Copy each line of the data below exactly, leaving out pictures.

━━ DATASET EXCERPT

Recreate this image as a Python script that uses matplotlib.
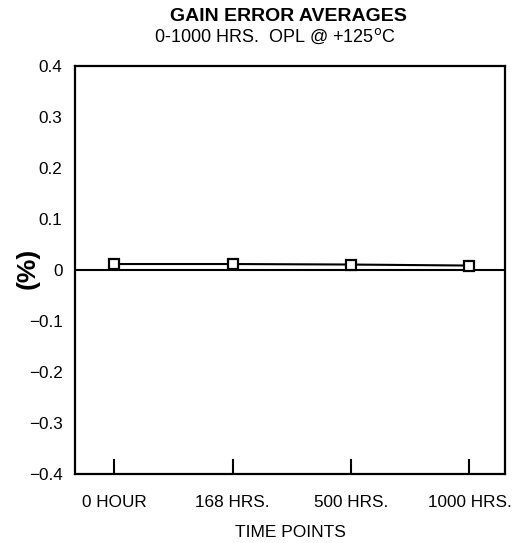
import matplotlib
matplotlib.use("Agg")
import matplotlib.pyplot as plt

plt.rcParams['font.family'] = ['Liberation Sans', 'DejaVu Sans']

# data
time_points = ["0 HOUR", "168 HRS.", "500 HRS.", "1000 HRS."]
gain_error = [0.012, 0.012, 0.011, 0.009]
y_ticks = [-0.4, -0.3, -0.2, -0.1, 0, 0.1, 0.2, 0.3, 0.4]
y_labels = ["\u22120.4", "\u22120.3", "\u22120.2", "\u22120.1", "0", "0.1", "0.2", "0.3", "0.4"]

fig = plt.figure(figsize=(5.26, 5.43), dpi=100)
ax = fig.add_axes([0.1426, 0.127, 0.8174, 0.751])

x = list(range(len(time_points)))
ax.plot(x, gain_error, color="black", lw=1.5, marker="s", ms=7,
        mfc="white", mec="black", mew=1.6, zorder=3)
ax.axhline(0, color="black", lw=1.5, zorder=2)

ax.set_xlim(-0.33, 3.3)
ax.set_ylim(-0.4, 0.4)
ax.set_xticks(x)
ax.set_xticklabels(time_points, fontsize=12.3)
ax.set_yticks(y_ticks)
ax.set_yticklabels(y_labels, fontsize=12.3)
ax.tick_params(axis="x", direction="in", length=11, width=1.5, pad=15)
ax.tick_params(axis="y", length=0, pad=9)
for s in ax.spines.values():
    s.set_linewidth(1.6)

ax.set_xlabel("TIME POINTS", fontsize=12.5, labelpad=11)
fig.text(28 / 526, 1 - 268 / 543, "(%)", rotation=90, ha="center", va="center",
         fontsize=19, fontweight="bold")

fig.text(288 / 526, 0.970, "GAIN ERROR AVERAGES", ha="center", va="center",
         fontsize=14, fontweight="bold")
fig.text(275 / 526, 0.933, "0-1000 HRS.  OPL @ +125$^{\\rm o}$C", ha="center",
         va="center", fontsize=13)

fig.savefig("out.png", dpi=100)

━━━━

(EXPECTED ANSWER):
Recreate this image as a Python script that uses matplotlib.
import matplotlib
matplotlib.use("Agg")
import matplotlib.pyplot as plt

plt.rcParams['font.family'] = ['Liberation Sans', 'DejaVu Sans']

# data
time_points = ["0 HOUR", "168 HRS.", "500 HRS.", "1000 HRS."]
gain_error = [0.012, 0.012, 0.011, 0.009]
y_ticks = [-0.4, -0.3, -0.2, -0.1, 0, 0.1, 0.2, 0.3, 0.4]
y_labels = ["\u22120.4", "\u22120.3", "\u22120.2", "\u22120.1", "0", "0.1", "0.2", "0.3", "0.4"]

fig = plt.figure(figsize=(5.26, 5.43), dpi=100)
ax = fig.add_axes([0.1426, 0.127, 0.8174, 0.751])

x = list(range(len(time_points)))
ax.plot(x, gain_error, color="black", lw=1.5, marker="s", ms=7,
        mfc="white", mec="black", mew=1.6, zorder=3)
ax.axhline(0, color="black", lw=1.5, zorder=2)

ax.set_xlim(-0.33, 3.3)
ax.set_ylim(-0.4, 0.4)
ax.set_xticks(x)
ax.set_xticklabels(time_points, fontsize=12.3)
ax.set_yticks(y_ticks)
ax.set_yticklabels(y_labels, fontsize=12.3)
ax.tick_params(axis="x", direction="in", length=11, width=1.5, pad=15)
ax.tick_params(axis="y", length=0, pad=9)
for s in ax.spines.values():
    s.set_linewidth(1.6)

ax.set_xlabel("TIME POINTS", fontsize=12.5, labelpad=11)
fig.text(28 / 526, 1 - 268 / 543, "(%)", rotation=90, ha="center", va="center",
         fontsize=19, fontweight="bold")

fig.text(288 / 526, 0.970, "GAIN ERROR AVERAGES", ha="center", va="center",
         fontsize=14, fontweight="bold")
fig.text(275 / 526, 0.933, "0-1000 HRS.  OPL @ +125$^{\\rm o}$C", ha="center",
         va="center", fontsize=13)

fig.savefig("out.png", dpi=100)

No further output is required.